Father Ashton brought and maintained faith in the lives of not just the people who knew him, but those who they went on to encounter. Ten years ago, I got married and Jane and I now have five children from nine years down. My wife will tell you how oft I have spoken of Fr Ashton (possibly about his toughness as much as his faithfulness) but that faithfulness is what is now being passed onto my children. Our eldest two children attend a PARED school, and it is easiest to describe those schools as independent schools teaching the Catholic faith. For various reason these schools attract a very high percentage of families who put faith (or family) at the very top of their priority list. The focus on faith and virtue in the school is the reason we attend.
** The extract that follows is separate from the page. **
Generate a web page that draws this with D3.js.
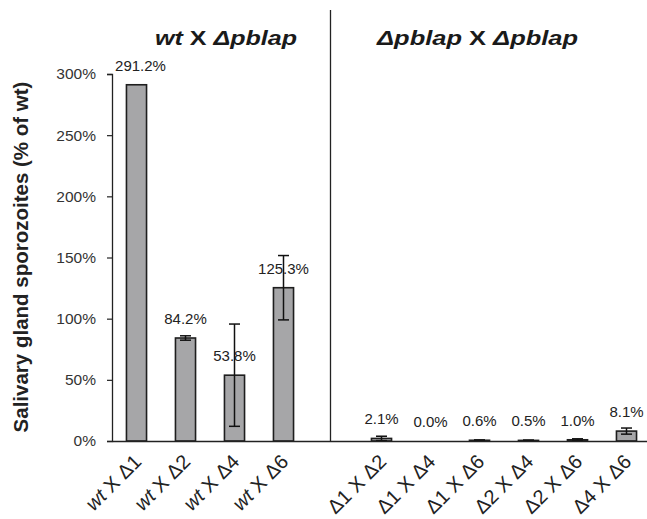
<!DOCTYPE html>
<html>
<head>
<meta charset="utf-8">
<script src="https://cdn.jsdelivr.net/npm/d3@7"></script>
<style>
  body { margin: 0; background: #fff; }
  svg { display: block; font-family: "Liberation Sans", Arial, sans-serif; }
</style>
</head>
<body>
<svg width="647" height="519"></svg>
<script>
// data
const leftCats = ["wt X Δ1", "wt X Δ2", "wt X Δ4", "wt X Δ6"];
const rightCats = ["Δ1 X Δ2", "Δ1 X Δ4", "Δ1 X Δ6", "Δ2 X Δ4", "Δ2 X Δ6", "Δ4 X Δ6"];
const categories = leftCats.concat(rightCats);
const values = [291.2, 84.2, 53.8, 125.3, 2.1, 0.0, 0.6, 0.5, 1.0, 8.1];
const errors = [0, 1.8, 41.8, 26.3, 1.8, 0, 0.3, 0.3, 0.8, 2.5];
const yTicks = [0, 50, 100, 150, 200, 250, 300];
const yTitle = "Salivary gland sporozoites (% of wt)";

var svg = d3.select("svg"),
  margin = { top: 74, right: -4, bottom: 78, left: 112 },
  width = 647 - margin.left - margin.right,
  height = 519 - margin.top - margin.bottom;

var g = svg.append("g")
  .attr("transform", "translate(" + margin.left + "," + margin.top + ")");

// empty slot between the two groups
var x = d3.scaleBand()
  .domain(leftCats.concat(["gap"], rightCats))
  .range([0, width])
  .paddingInner(0.59)
  .paddingOuter(0.295);
var y = d3.scaleLinear().domain([0, 300]).range([height, 0]);

var data = categories.map(function (c, i) {
  return { name: c, value: values[i], err: errors[i] };
});

// y axis
var yAxis = g.append("g")
  .call(d3.axisLeft(y).tickValues(yTicks).tickSize(5).tickPadding(11)
    .tickFormat(function (d) { return d + "%"; }));
yAxis.select(".domain").attr("stroke", "#222").attr("stroke-width", 1.3);
yAxis.selectAll(".tick line").attr("stroke", "#222").attr("stroke-width", 1.2);
yAxis.selectAll(".tick text")
  .attr("font-size", 15.5).attr("fill", "#333")
  .attr("font-family", "'Liberation Sans', Arial, sans-serif");

// divider
var gapX = x("gap") + x.bandwidth() / 2 - 2;
g.append("line")
  .attr("x1", gapX).attr("x2", gapX)
  .attr("y1", -64).attr("y2", height)
  .attr("stroke", "#222").attr("stroke-width", 1.3);

// bars
g.selectAll(".bar")
  .data(data)
  .enter().append("rect")
  .attr("class", "bar")
  .attr("x", function (d) { return x(d.name); })
  .attr("y", function (d) { return y(d.value); })
  .attr("width", x.bandwidth())
  .attr("height", function (d) { return height - y(d.value); })
  .attr("fill", "#a6a6a8")
  .attr("stroke", "#1e1e1e")
  .attr("stroke-width", 1.6);

// error bars
var eb = g.selectAll(".err")
  .data(data.filter(function (d) { return d.err > 0; }))
  .enter().append("g")
  .attr("class", "err")
  .attr("stroke", "#111")
  .attr("stroke-width", 1.5);
eb.append("line")
  .attr("x1", function (d) { return x(d.name) + x.bandwidth() / 2; })
  .attr("x2", function (d) { return x(d.name) + x.bandwidth() / 2; })
  .attr("y1", function (d) { return y(d.value + d.err); })
  .attr("y2", function (d) { return y(Math.max(0, d.value - d.err)); });
[1, -1].forEach(function (s) {
  eb.append("line")
    .attr("x1", function (d) { return x(d.name) + x.bandwidth() / 2 - 5.5; })
    .attr("x2", function (d) { return x(d.name) + x.bandwidth() / 2 + 5.5; })
    .attr("y1", function (d) { return y(Math.max(0, d.value + s * d.err)); })
    .attr("y2", function (d) { return y(Math.max(0, d.value + s * d.err)); });
});

// value labels
g.selectAll(".val")
  .data(data)
  .enter().append("text")
  .attr("class", "val")
  .attr("x", function (d) { return x(d.name) + x.bandwidth() / 2 + (d.value > 200 ? 4 : 0); })
  .attr("y", function (d) { return y(d.value) - 14; })
  .attr("text-anchor", "middle")
  .attr("font-size", 15)
  .attr("fill", "#222")
  .text(function (d) { return d.value.toFixed(1) + "%"; });

// x axis line + rotated category labels
var xAxis = g.append("g")
  .attr("transform", "translate(0," + height + ")")
  .call(d3.axisBottom(x).tickSize(0).tickSizeOuter(0).tickFormat(""));
xAxis.select(".domain").attr("stroke", "#222").attr("stroke-width", 1.3);

var lab = g.selectAll(".xlab")
  .data(data)
  .enter().append("text")
  .attr("class", "xlab")
  .attr("text-anchor", "end")
  .attr("font-size", 20)
  .attr("fill", "#222")
  .attr("transform", function (d) {
    return "translate(" + (x(d.name) + x.bandwidth() / 2 + 6) + "," + (height + 22) + ") rotate(-45)";
  });
lab.each(function (d) {
  var t = d3.select(this);
  if (d.name.indexOf("wt") === 0) {
    t.append("tspan").attr("font-style", "italic").text("wt");
    t.append("tspan").text(d.name.slice(2));
  } else {
    t.text(d.name);
  }
});

// group titles
var tl = svg.append("text")
  .attr("x", 155).attr("y", 45)
  .attr("font-size", 20).attr("font-weight", "bold").attr("font-style", "italic")
  .attr("fill", "#1a1a1a")
  .attr("textLength", 142).attr("lengthAdjust", "spacingAndGlyphs");
tl.append("tspan").text("wt");
tl.append("tspan").attr("font-style", "normal").text(" X ");
tl.append("tspan").text("Δpblap");

var tr = svg.append("text")
  .attr("x", 377).attr("y", 45)
  .attr("font-size", 20).attr("font-weight", "bold").attr("font-style", "italic")
  .attr("fill", "#1a1a1a")
  .attr("textLength", 201).attr("lengthAdjust", "spacingAndGlyphs");
tr.append("tspan").text("Δpblap");
tr.append("tspan").attr("font-style", "normal").text(" X ");
tr.append("tspan").text("Δpblap");

// y title
svg.append("text")
  .attr("transform", "translate(28,257) rotate(-90)")
  .attr("text-anchor", "middle")
  .attr("font-size", 20.5)
  .attr("font-weight", "bold")
  .attr("fill", "#222")
  .text(yTitle);
</script>
</body>
</html>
I have come to know a number of these families and children and teachers, and while many of those children may not know it, the faith they know is part of a harvest that was nurtured and prepared by Fr Ashton. Their parents or grandparents were formed at Sacred Heart and their progeny are Fr Ashton’s spiritual children, just as my own are his spiritual children, and I pray that my grandchildren will also form part of his fold, though they may never know it.

There is much I could write about Fr Ashton; these are just a few thoughts, but I very much wanted to put into writing some simple form of tribute and thanks to this man who I have known my entire life. Apart from my parents, I know there will be no more influential soul that God will place into my life. I can only be grateful for what he provided to me and the example he set. He died as he lived, in simplicity and with little fuss. He wouldn’t care much for my words here but perhaps a slight smirk would emerge in knowing that I thought he had done a worthwhile job. I will miss you Fr Ashton and I will never forget you. Thank you for everything. May your memory be eternal and may you rest in peace. Pray for us.